PSG and Nike have unveiled the 2026-27 away shirt, built around a predominantly white base, the club’s central stripe and a red-to-navy gradient influenced by Op Art and the electronic music culture of the French capital. The detail that matters most is not only aesthetic. It is strategic.
This is PSG selling Paris again, but with sharper timing. After a season in which the sporting project under Luis Enrique gained greater credibility, the club can now frame its commercial language around momentum rather than aspiration.
The Shirt Is Doing More Than Looking Clean
The official launch copy leans heavily on movement, sound and city rhythm. That is not accidental branding fog. PSG are tying the kit to a Paris cultural ecosystem that stretches beyond the Parc des Princes, beyond Ligue 1 and beyond the traditional replica-shirt audience.
The white base gives the shirt a familiar away-kit clarity, but the central stripe keeps the Hechter line visible. The lenticular crest, designed to shift visually with movement, gives Nike a modern product hook while allowing PSG to keep one of their most bankable identity codes intact.
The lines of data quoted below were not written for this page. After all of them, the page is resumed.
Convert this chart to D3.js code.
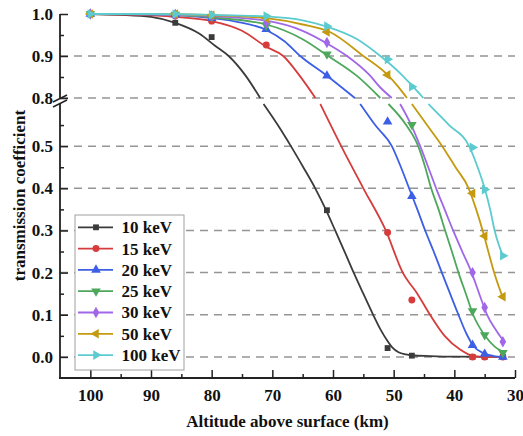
<!DOCTYPE html>
<html lang="en">
    <head>
        <meta charset="UTF-8">
        <title>Transmission coefficient</title>
        <script src="https://d3js.org/d3.v7.min.js"></script>
        <style>
            html, body {
                margin: 0;
                background: white;
            }
            svg text {
                font-family: "Liberation Serif", "Times New Roman", serif;
                font-weight: bold;
                fill: #111;
            }
        </style>
    </head>
    <body>
        <div id="chart"></div>
        <script>

            // sample altitudes (km) where the markers sit
            const altitudes = [100, 86, 80, 71, 61, 51, 47, 37, 35, 32];

            // marker values, null = falls inside the axis break
            const t10 = [1.0, 0.979, 0.945, null, 0.348, 0.021, 0.003, 0, 0, 0];
            const t15 = [1.0, 0.995, 0.983, 0.926, null, 0.295, 0.135, 0, 0, 0];
            const t20 = [1.0, 0.998, 0.99, 0.964, 0.853, 0.558, 0.381, 0.028, 0.007, 0];
            const t25 = [1.0, 0.999, 0.993, 0.973, 0.904, null, 0.551, 0.109, 0.052, 0.01];
            const t30 = [1.0, 0.999, 0.995, 0.98, 0.932, null, null, 0.2, 0.117, 0.036];
            const t50 = [1.0, 1.0, 0.997, 0.99, 0.957, 0.855, null, 0.388, 0.287, 0.143];
            const t100 = [1.0, 1.0, 0.998, 0.995, 0.971, 0.892, 0.827, 0.497, 0.397, 0.24];

            // fitted curves [km, value], upper panel (>= 0.8) and lower panel (<= 0.6)
            const fit10Upper = [[100,1.0],[95,0.998],[90,0.993],[86,0.979],[82,0.953],[79.5,0.925],[77.2,0.9],[74.5,0.855],[72,0.8]];
            const fit10Lower = [[71.45,0.6],[69.1,0.55],[66.94,0.5],[64.9,0.45],[62.93,0.4],[61.2,0.35],[59.64,0.3],[58.1,0.25],[56.59,0.2],[55.0,0.15],[53.38,0.1],[52.2,0.066],[51.12,0.04],[50.2,0.022],[49.2,0.011],[48,0.006],[47,0.004],[44,0.002],[40,0.0005],[32,0]];
            const fit15Upper = [[100,1.0],[90,0.997],[85,0.992],[80,0.983],[75,0.96],[71,0.922],[68.2,0.9],[65.6,0.855],[62.9,0.8]];
            const fit15Lower = [[62.1,0.6],[58.65,0.5],[55.0,0.4],[51.3,0.3],[48.5,0.2],[46.1,0.15],[44.0,0.1],[41.6,0.05],[39.0,0.017],[36.9,0.002],[35,0],[32,0]];
            const fit20Upper = [[100,1.0],[90,0.999],[82,0.993],[76,0.982],[71,0.962],[68,0.935],[65.4,0.9],[61,0.853],[56.4,0.8]];
            const fit20Lower = [[55.52,0.6],[53.05,0.55],[50.3,0.5],[48.8,0.45],[47.45,0.4],[46.1,0.35],[44.81,0.3],[43.4,0.25],[42.06,0.2],[40.7,0.15],[39.32,0.1],[38.0,0.055],[36.85,0.026],[35.2,0.009],[33.5,0.002],[32.1,0]];
            const fit25Upper = [[100,1.0],[90,0.999],[80,0.992],[71,0.975],[65,0.94],[60.8,0.9],[56,0.852],[52.2,0.8]];
            const fit25Lower = [[50.86,0.6],[47.94,0.55],[45.96,0.5],[44.8,0.45],[43.82,0.4],[42.6,0.35],[41.52,0.3],[40.4,0.25],[39.32,0.2],[38.1,0.15],[36.9,0.1],[34.93,0.05],[33.4,0.025],[32.0,0.012]];
            const fit30Upper = [[100,1.0],[90,0.999],[80,0.995],[71,0.984],[65,0.96],[61,0.93],[57.7,0.9],[54,0.855],[52.2,0.825],[50.3,0.8]];
            const fit30Lower = [[48.93,0.6],[47.1,0.55],[45.63,0.5],[44.3,0.45],[43.0,0.4],[41.6,0.35],[40.2,0.3],[38.7,0.25],[37.15,0.2],[35.9,0.15],[34.6,0.1],[33.2,0.065],[32.0,0.04]];
            const fit50Upper = [[100,1.0],[90,1.0],[80,0.997],[71,0.99],[65,0.975],[60.5,0.957],[55,0.9],[51,0.855],[49.2,0.826],[47.8,0.8]];
            const fit50Lower = [[47.0,0.6],[44.5,0.55],[42.0,0.5],[39.8,0.45],[37.64,0.4],[36.4,0.35],[35.34,0.3],[34.4,0.25],[33.44,0.2],[32.0,0.14]];
            const fit100Upper = [[100,1.0],[90,1.0],[80,0.998],[71,0.994],[65,0.985],[61,0.97],[56,0.94],[52.2,0.9],[49,0.86],[47,0.83],[45.1,0.8]];
            const fit100Lower = [[44.27,0.6],[40.86,0.55],[37.56,0.5],[36.16,0.45],[35.0,0.4],[34.1,0.35],[33.36,0.3],[32.0,0.24]];

            const seriesNames = ["10 keV", "15 keV", "20 keV", "25 keV", "30 keV", "50 keV", "100 keV"];
            const seriesColors = ["#3b3b3b", "#d63c3c", "#3d5fe5", "#4ea85c", "#a068e8", "#c49a10", "#5ccbd0"];

            const xTicks = [100, 90, 80, 70, 60, 50, 40, 30];
            const xMinor = [95, 85, 75, 65, 55, 45, 35];
            const yLowTicks = [0, 0.1, 0.2, 0.3, 0.4, 0.5];
            const yLowMinor = [0.05, 0.15, 0.25, 0.35, 0.45, 0.55];
            const yTopTicks = [0.8, 0.9, 1.0];
            const yTopMinor = [0.85, 0.95];

            const width = 523;
            const height = 436;

            const markerSets = [t10, t15, t20, t25, t30, t50, t100];
            const upperFits = [fit10Upper, fit15Upper, fit20Upper, fit25Upper, fit30Upper, fit50Upper, fit100Upper];
            const lowerFits = [fit10Lower, fit15Lower, fit20Lower, fit25Lower, fit30Lower, fit50Lower, fit100Lower];

            // symbol type + rotation per series
            const symbols = [
                {type: d3.symbolSquare, size: 34, rot: 0},
                {type: d3.symbolCircle, size: 38, rot: 0},
                {type: d3.symbolTriangle, size: 40, rot: 0},
                {type: d3.symbolTriangle, size: 40, rot: 180},
                {type: d3.symbolDiamond, size: 38, rot: 0},
                {type: d3.symbolTriangle, size: 40, rot: -90},
                {type: d3.symbolTriangle, size: 40, rot: 90}
            ];

            const x = d3.scaleLinear().domain([105, 30]).range([60, 515]);
            const yTop = d3.scaleLinear().domain([0.8, 1.0]).range([98, 14]);
            const yLow = d3.scaleLinear().domain([-0.05, 0.6]).range([378, 104]);

            const svg = d3.select("#chart")
                .append("svg")
                .attr("width", width)
                .attr("height", height);

            // dashed grid
            const grid = svg.append("g");
            const gridLine = (yy) => grid.append("line")
                .attr("x1", 60).attr("x2", 515)
                .attr("y1", yy).attr("y2", yy)
                .attr("stroke", "#959595")
                .attr("stroke-width", 1.5)
                .attr("stroke-dasharray", "8,6");
            yLowTicks.forEach(v => gridLine(yLow(v)));
            [0.8, 0.9].forEach(v => gridLine(yTop(v)));

            // curves
            const line = (scale) => d3.line()
                .x(d => x(d[0]))
                .y(d => scale(d[1]))
                .curve(d3.curveMonotoneX);

            const curves = svg.append("g").attr("fill", "none").attr("stroke-width", 1.8);
            seriesNames.forEach((name, i) => {
                curves.append("path").attr("d", line(yTop)(upperFits[i])).attr("stroke", seriesColors[i]);
                curves.append("path").attr("d", line(yLow)(lowerFits[i])).attr("stroke", seriesColors[i]);
            });

            // markers
            const markerPath = (i) => d3.symbol().type(symbols[i].type).size(symbols[i].size)();
            const yOf = (v) => v >= 0.8 ? yTop(v) : yLow(v);

            seriesNames.forEach((name, i) => {
                const pts = altitudes.map((a, j) => [a, markerSets[i][j]]).filter(d => d[1] !== null);
                svg.append("g").selectAll("path")
                    .data(pts)
                    .enter().append("path")
                    .attr("d", markerPath(i))
                    .attr("transform", d => `translate(${x(d[0])},${yOf(d[1])}) rotate(${symbols[i].rot})`)
                    .attr("fill", seriesColors[i]);
            });

            // axes
            const axisColor = "#222";
            const styleAxis = (g) => {
                g.select(".domain").remove();
                g.selectAll(".tick line").attr("stroke", axisColor).attr("stroke-width", 1.5);
                g.selectAll("text").attr("font-size", 17).attr("fill", "#111");
            };

            svg.append("g").attr("transform", "translate(60,0)")
                .call(d3.axisLeft(yLow).tickValues(yLowTicks).tickFormat(d3.format(".1f")).tickSizeInner(-8).tickSizeOuter(0).tickPadding(7))
                .call(styleAxis);
            svg.append("g").attr("transform", "translate(60,0)")
                .call(d3.axisLeft(yLow).tickValues(yLowMinor).tickFormat("").tickSizeInner(-4).tickSizeOuter(0))
                .call(styleAxis);
            svg.append("g").attr("transform", "translate(60,0)")
                .call(d3.axisLeft(yTop).tickValues(yTopTicks).tickFormat(d3.format(".1f")).tickSizeInner(-8).tickSizeOuter(0).tickPadding(7))
                .call(styleAxis);
            svg.append("g").attr("transform", "translate(60,0)")
                .call(d3.axisLeft(yTop).tickValues(yTopMinor).tickFormat("").tickSizeInner(-4).tickSizeOuter(0))
                .call(styleAxis);

            svg.append("g").attr("transform", "translate(0,378)")
                .call(d3.axisBottom(x).tickValues(xTicks).tickSizeInner(-8).tickSizeOuter(0).tickPadding(11))
                .call(styleAxis);
            svg.append("g").attr("transform", "translate(0,378)")
                .call(d3.axisBottom(x).tickValues(xMinor).tickFormat("").tickSizeInner(-4).tickSizeOuter(0))
                .call(styleAxis);

            // axis lines with the break
            const axes = svg.append("g").attr("stroke", axisColor).attr("stroke-width", 1.8).attr("fill", "none");
            axes.append("line").attr("x1", 60).attr("x2", 60).attr("y1", yTop(1.0)).attr("y2", yTop(0.8));
            axes.append("line").attr("x1", 60).attr("x2", 60).attr("y1", yLow(0.6)).attr("y2", yLow(-0.05));
            axes.append("line").attr("x1", 59).attr("x2", 515).attr("y1", 378).attr("y2", 378);
            axes.append("line").attr("x1", 53).attr("y1", 102).attr("x2", 67).attr("y2", 95).attr("stroke-width", 1.4);
            axes.append("line").attr("x1", 53).attr("y1", 107).attr("x2", 67).attr("y2", 100).attr("stroke-width", 1.4);

            // titles
            svg.append("text")
                .attr("x", 287.5)
                .attr("y", 427)
                .attr("text-anchor", "middle")
                .attr("font-size", 17)
                .text("Altitude above surface (km)");

            svg.append("text")
                .attr("transform", "translate(25,195.5) rotate(-90)")
                .attr("text-anchor", "middle")
                .attr("font-size", 17)
                .text("transmission coefficient");

            // legend
            const legend = svg.append("g");
            legend.append("rect")
                .attr("x", 75).attr("y", 215)
                .attr("width", 109).attr("height", 155)
                .attr("fill", "white")
                .attr("stroke", "#a0a0a0")
                .attr("stroke-width", 1);

            seriesNames.forEach((name, i) => {
                const ly = 227.3 + i * 21.3;
                legend.append("line")
                    .attr("x1", 78).attr("x2", 113)
                    .attr("y1", ly).attr("y2", ly)
                    .attr("stroke", seriesColors[i])
                    .attr("stroke-width", 1.8);
                legend.append("path")
                    .attr("d", markerPath(i))
                    .attr("transform", `translate(96,${ly}) rotate(${symbols[i].rot})`)
                    .attr("fill", seriesColors[i]);
                legend.append("text")
                    .attr("x", 121.5)
                    .attr("y", ly)
                    .attr("dy", "0.35em")
                    .attr("font-size", 17)
                    .text(name);
            });

        </script>
    </body>
</html>
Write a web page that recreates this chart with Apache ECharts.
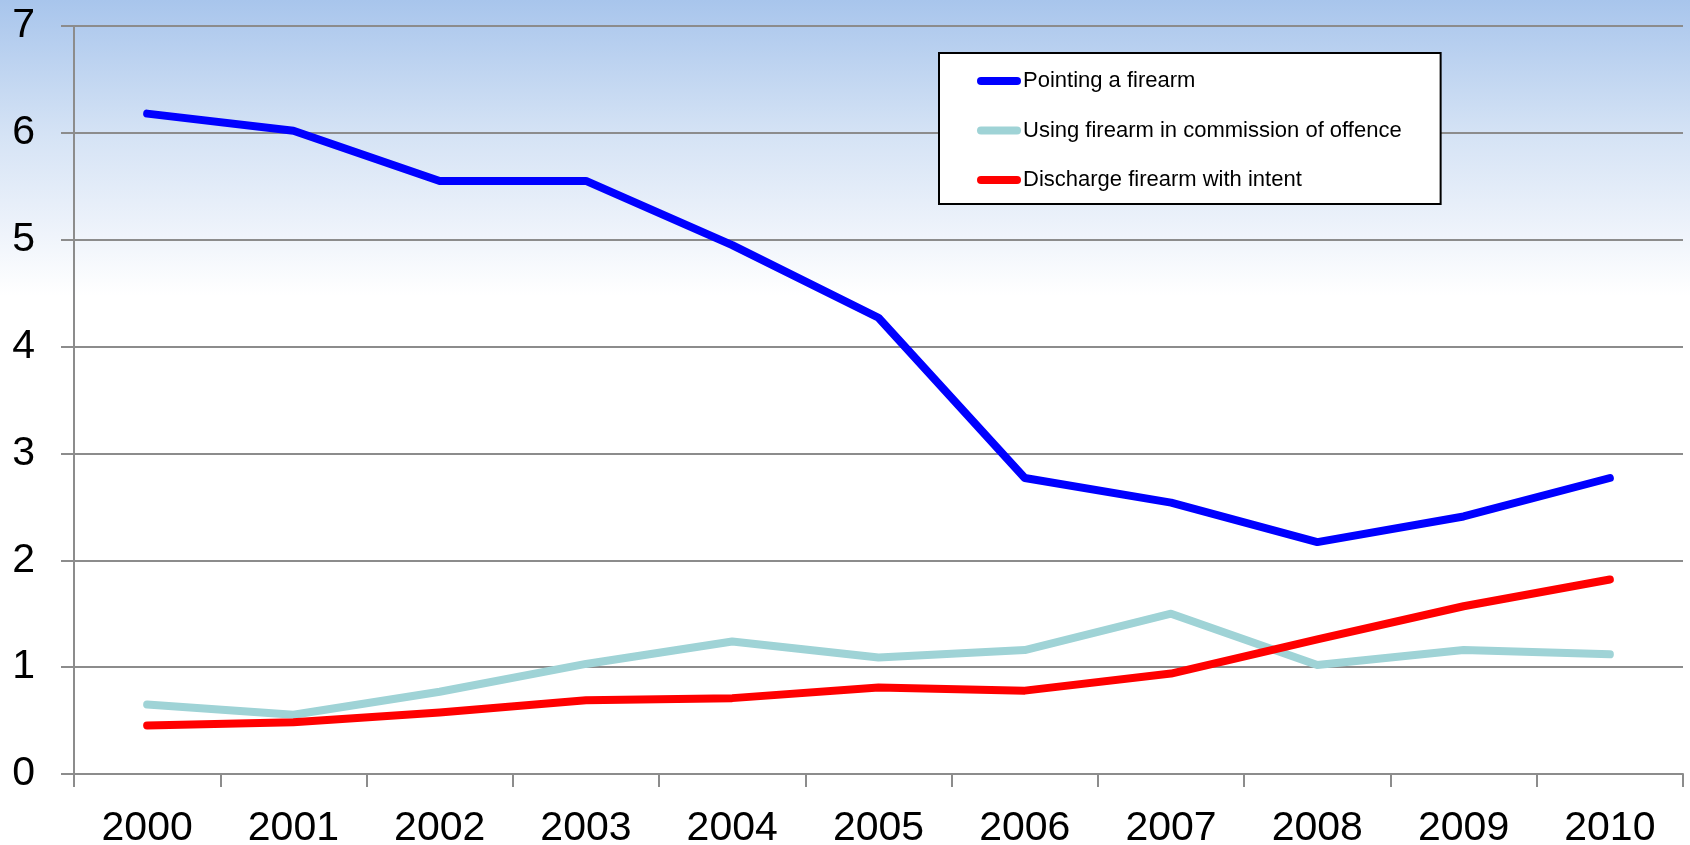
<!DOCTYPE html>
<html>
<head>
<meta charset="utf-8">
<script src="https://cdn.jsdelivr.net/npm/echarts@6/dist/echarts.min.js"></script>
<style>
html,body{margin:0;padding:0;}
#chart{width:1690px;height:845px;}
</style>
</head>
<body>
<div id="chart"></div>
<script>
const years = ['2000','2001','2002','2003','2004','2005','2006','2007','2008','2009','2010'];
const pointing = [6.18, 6.02, 5.55, 5.55, 4.95, 4.27, 2.77, 2.54, 2.17, 2.41, 2.77];
const usingFirearm = [0.65, 0.555, 0.77, 1.03, 1.24, 1.09, 1.16, 1.50, 1.02, 1.16, 1.12];
const discharge = [0.455, 0.485, 0.575, 0.69, 0.71, 0.81, 0.78, 0.94, 1.26, 1.57, 1.82];
const seriesNames = ['Pointing a firearm', 'Using firearm in commission of offence', 'Discharge firearm with intent'];
const seriesColors = ['#0000ff', '#9fd3d6', '#ff0000'];
const yTicks = [0, 1, 2, 3, 4, 5, 6, 7];

const chart = echarts.init(document.getElementById('chart'));
const font = 'Liberation Sans, Arial, sans-serif';
const icon = 'path://M4,0 L40,0 A4,4 0 0 1 40,8 L4,8 A4,4 0 0 1 4,0 Z';
function mk(name, data, color) {
  return {
    name: name, type: 'line', data: data, symbol: 'none', smooth: false,
    lineStyle: { color: color, width: 8, cap: 'round', join: 'round' },
    itemStyle: { color: color },
    emphasis: { disabled: true }
  };
}
chart.setOption({
  animation: false,
  backgroundColor: {
    type: 'linear', x: 0, y: 0, x2: 0, y2: 1,
    colorStops: [
      { offset: 0, color: '#a8c5ec' },
      { offset: 0.16, color: '#d5e3f5' },
      { offset: 0.26, color: '#ebf1fa' },
      { offset: 0.35, color: '#ffffff' },
      { offset: 1, color: '#ffffff' }
    ]
  },
  textStyle: { fontFamily: font },
  grid: { left: 74, right: 7, top: 26, bottom: 71, containLabel: false, outerBoundsMode: 'none' },
  legend: {
    orient: 'vertical', left: 939, top: 53,
    data: seriesNames.map((n) => ({ name: n, icon: icon })),
    itemWidth: 44, itemHeight: 8, itemGap: 23.5,
    padding: [15, 39, 11, 38],
    backgroundColor: '#ffffff', borderColor: '#000000', borderWidth: 2,
    textStyle: { fontFamily: font, fontSize: 22, color: '#000', lineHeight: 26, padding: [0, 0, 0, -3] }
  },
  xAxis: {
    type: 'category', data: years, boundaryGap: true,
    axisLine: { show: true, lineStyle: { color: '#8c8c8c', width: 2 } },
    axisTick: { show: true, length: 13, alignWithLabel: false, lineStyle: { color: '#8c8c8c', width: 2 } },
    axisLabel: { fontFamily: font, fontSize: 41, color: '#000', margin: 34, interval: 0 },
    splitLine: { show: false }
  },
  yAxis: {
    type: 'value', min: yTicks[0], max: yTicks[yTicks.length - 1], interval: 1,
    axisLine: { show: true, lineStyle: { color: '#8c8c8c', width: 2 } },
    axisTick: { show: true, length: 13, lineStyle: { color: '#8c8c8c', width: 2 } },
    axisLabel: { fontFamily: font, fontSize: 41, color: '#000', margin: 39 },
    splitLine: { show: true, lineStyle: { color: '#8c8c8c', width: 2 } }
  },
  series: [
    mk(seriesNames[0], pointing, seriesColors[0]),
    mk(seriesNames[1], usingFirearm, seriesColors[1]),
    mk(seriesNames[2], discharge, seriesColors[2])
  ]
});
</script>
</body>
</html>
That balance is crucial. PSG cannot simply chase novelty every summer. Their commercial challenge is to look global without feeling detached from the city that gives the club its edge. The away kit attempts to solve that tension by making Paris itself the selling point.
Why The Kim Kardashian And Gazo Signals Matter
The launch trail also shows how PSG now think about reach. The club said the shirt appeared in Nike’s World Cup film featuring Kim Kardashian and her son, before French artist Gazo wore it publicly during Fete de la Musique. Those are very different audiences, and that is precisely the point.
One route pushes the jersey through a global lifestyle channel. The other ties it back to a recognisably Parisian music moment. For a club that has spent years trying to make the badge travel without hollowing out its local identity, that split matters.
ReadPSG has already examined how La Maison sharpened PSG’s Paris identity play. This shirt sits in the same lane. It is not only a product. It is a portable version of the club’s current self-image: younger, louder, more culturally embedded and more comfortable using the city as a commercial asset.
Luis Enrique Gives The Brand A Football Spine
The reason this campaign lands more cleanly now is football credibility. A shirt launch cannot carry a project on its own, and PSG have learned that hard lesson before. Star power once made the club visible; Luis Enrique has made them easier to believe.
That distinction is important. The coach’s side have moved PSG closer to a collective model, which gives the club’s off-pitch messaging a stronger base. The shirt can talk about rhythm and movement because the team itself is now associated with structure, pressing and repeatable patterns rather than celebrity drift.
There is a clear revenue play too. Nike’s US listing has the authentic 2026-27 match away shirt at $175, the men’s Stadium replica at $110 and the kids’ version at $90. That pricing shows the launch is aimed at multiple buyer tiers, from collectors to younger supporters entering the club’s orbit through fashion, gaming, music and social media.
For PSG, the bigger win is control. The club are not waiting for a transfer saga or a Champions League night to define the summer conversation. They are using a kit launch to reinforce where the project is heading.
The message is direct: Paris is not decoration around the football team. Under this version of PSG, it is the commercial weapon.